I was sitting in my flat thinking all these irreverent thoughts when I had the oddest sensation that someone was standing behind me, just out of my line of vision. I didn’t want to turn around, because that would have been an admission of ridiculous fear, but all the same there was an itching feeling in the middle of my back, and I couldn’t help casting my eyes sideways to see if there were any unaccustomed shadows on the wall.
Eventually, I stood up, and threw a rapid glance backwards. Of course, there was nothing there. But I couldn’t help thinking that something or somebody had been—somebody dark and monkish and silent. I whistled rather loudly and went to pour myself three or four fingers of Scotch. If there was one kind of spirit of which I thoroughly approved, it was this. The sharp bite of malt and barley brought me down to earth in very rapid order.
I decided to cast the Tarot cards, to see what they had to say about all this. Now, out of all the mumbo-jumbo of clairvoyance and spiritualism, I have a certain respect for the Tarot, in spite of myself. I don’t want to believe in it, but it has a peculiar knack of telling you exactly what kind of state you’re in, no matter how hard you’re trying to hide it. And each card has an odd feeling about it, as though it’s a momentary picture from a dream you can never quite recall.
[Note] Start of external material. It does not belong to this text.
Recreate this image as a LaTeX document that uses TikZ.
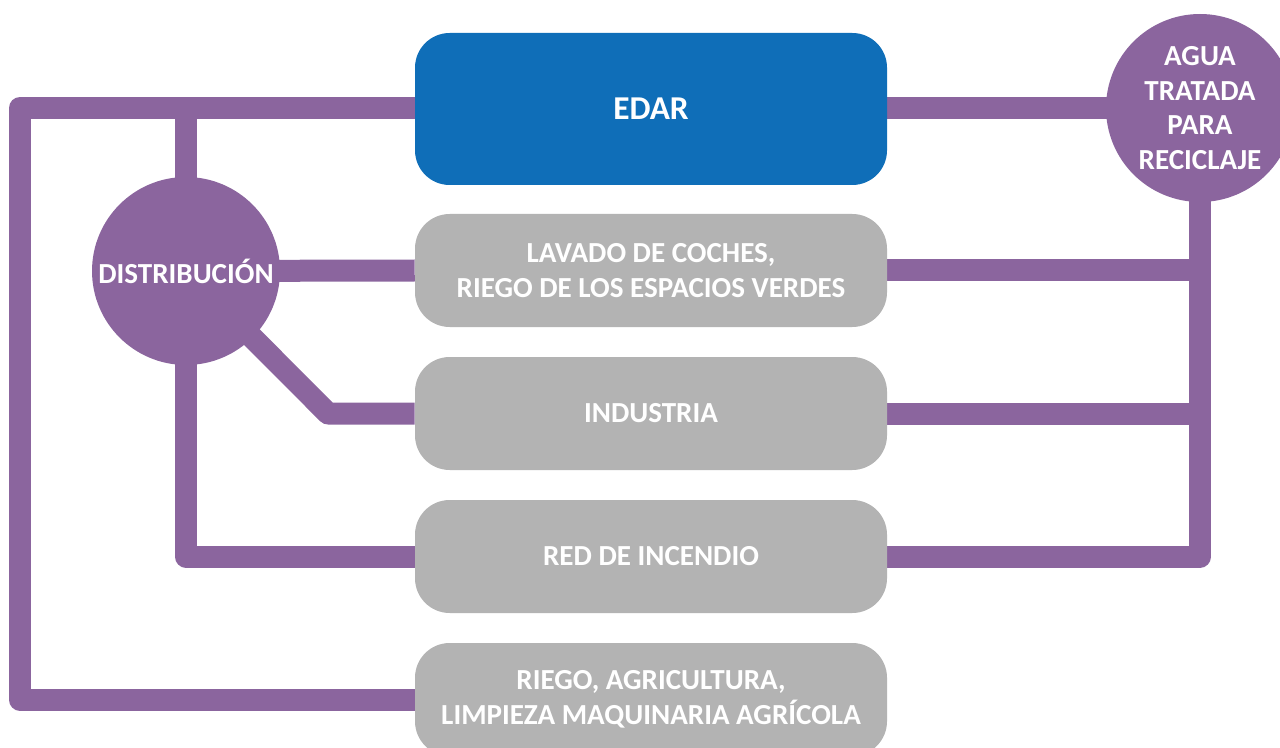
\documentclass[tikz,border=0pt]{standalone}
\usepackage{fontspec}
\setmainfont{Carlito}
\usetikzlibrary{positioning, calc, backgrounds}
\definecolor{pipepurple}{RGB}{139, 101, 158}
\definecolor{edarblue}{RGB}{15, 110, 184}
\definecolor{usegray}{RGB}{179, 179, 179}

\begin{document}
\begin{tikzpicture}[x=0.75pt, y=-0.75pt,
    pipe/.style={line width=16.5pt, pipepurple, line join=round},
    usebox/.style={rounded corners=26pt, fill=usegray, text=white, align=center,
        minimum width=354pt, minimum height=84.75pt, inner sep=0pt,
        font=\bfseries\fontsize{21.8}{26}\selectfont},
    hub/.style={circle, fill=pipepurple, text=white, align=center, inner sep=0pt,
        minimum size=141pt, font=\bfseries\fontsize{21.8}{25.8}\selectfont}]
\clip (0,0) rectangle (1280,748);

% Plant and uses
\node[usebox, fill=edarblue, minimum height=114pt, font=\bfseries\fontsize{25}{30}\selectfont] (edar) at (651,109) {EDAR};
\node[usebox] (lavado) at (651,270.5) {LAVADO DE COCHES,\\RIEGO DE LOS ESPACIOS VERDES};
\node[usebox] (industria) at (651,413.5) {INDUSTRIA};
\node[usebox] (incendio) at (651,556.5) {RED DE INCENDIO};
\node[usebox] (riego) at (651,699.5) {RIEGO, AGRICULTURA,\\LIMPIEZA MAQUINARIA AGRÍCOLA};

% Hubs
\node[hub] (dist) at (186,271) {DISTRIBUCIÓN};
\node[hub] (agua) at (1200,108) {AGUA\\TRATADA\\PARA\\RECICLAJE};

\coordinate (tl) at (20,108);
\coordinate (bl) at (20,699.5);
\coordinate (kink) at (328,413.5);

% Pipes
\begin{scope}[on background layer]
\draw[pipe] (edar.west |- tl) -- (tl) -- (bl) -- (riego.west);
\draw[pipe] (dist.center) -- (dist |- tl);
\draw[pipe] (dist.center) -- (lavado.west);
\draw[pipe] (dist.center) -- (kink) -- (industria.west);
\draw[pipe] (dist.center) -- (dist |- incendio.west) -- (incendio.west);
\draw[pipe] (edar.east |- tl) -- (agua.center);
\draw[pipe] (agua.center) -- (agua |- incendio.east) -- (incendio.east);
\draw[pipe] (lavado.east) -- (agua |- lavado.east);
\draw[pipe] (industria.east) -- (agua |- industria.east);
\end{scope}
\end{tikzpicture}
\end{document}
I shuffled the cards and laid them out on the green baize table. I use the Celtic cross arrangement of ten cards because it’s the easiest. “
This crosses you, this crowns you, this is beneath you, this is behind you...”
I asked the Tarot one simple question, and I obeyed all the rules and kept it firmly in front of my mind. The question was "Who is talking to Karen Tandy from beyond?"
As I laid out the cards, one by one, I couldn’t help frowning. I had never had such a peculiar reading in my life. Some Tarot cards hardly ever come up, and when they do, they strike you straight away because they’re so unfamiliar. Most people’s readings are full of minor litigation cards, or cards that show anxiety about money, or arguments in the home—all the lesser cards in the suits of cups and wands and pentacles. You very seldom see cards of terrible disasters, like The Tower, which shows tiny people hurled out of a castle by a jagged flash of lightning, and I had never once turned up Death.
But Death came up, in his black armor, on his red-eyed black horse, with bishops and children bowing in front of him. And so did the Devil, with his hostile hairy glare, his ram’s horns, and naked people chained to his throne. And so did the Magician, reversed. This way round, the Magician’s card signified a physician or magus, mental disease and disquiet.
I sat staring at the cards for almost half an hour. The Magician? What the hell did that mean? Did it mean that Karen Tandy was mentally disordered? Maybe it did. Perhaps that tumor on the neck had affected her brain. The trouble with these damned cards was that they were never specific enough. They gave you four or five varying interpretations, and you had to make your own mind up.
The Magician? I shuffled the cards again, and used the Magician card as my question. To do that, I had to place it in the center of the table, cover it over with another card, and lay out the Celtic cross all over again. The cards would then give me a more detailed explanation of what the Magician was all about.
Nine cards went down, and then I turned up the tenth. I had a very weird sensation in the bottom of my stomach, and I started to feel that someone was watching me again. This couldn’t be possible. The tenth card was the Magician, too.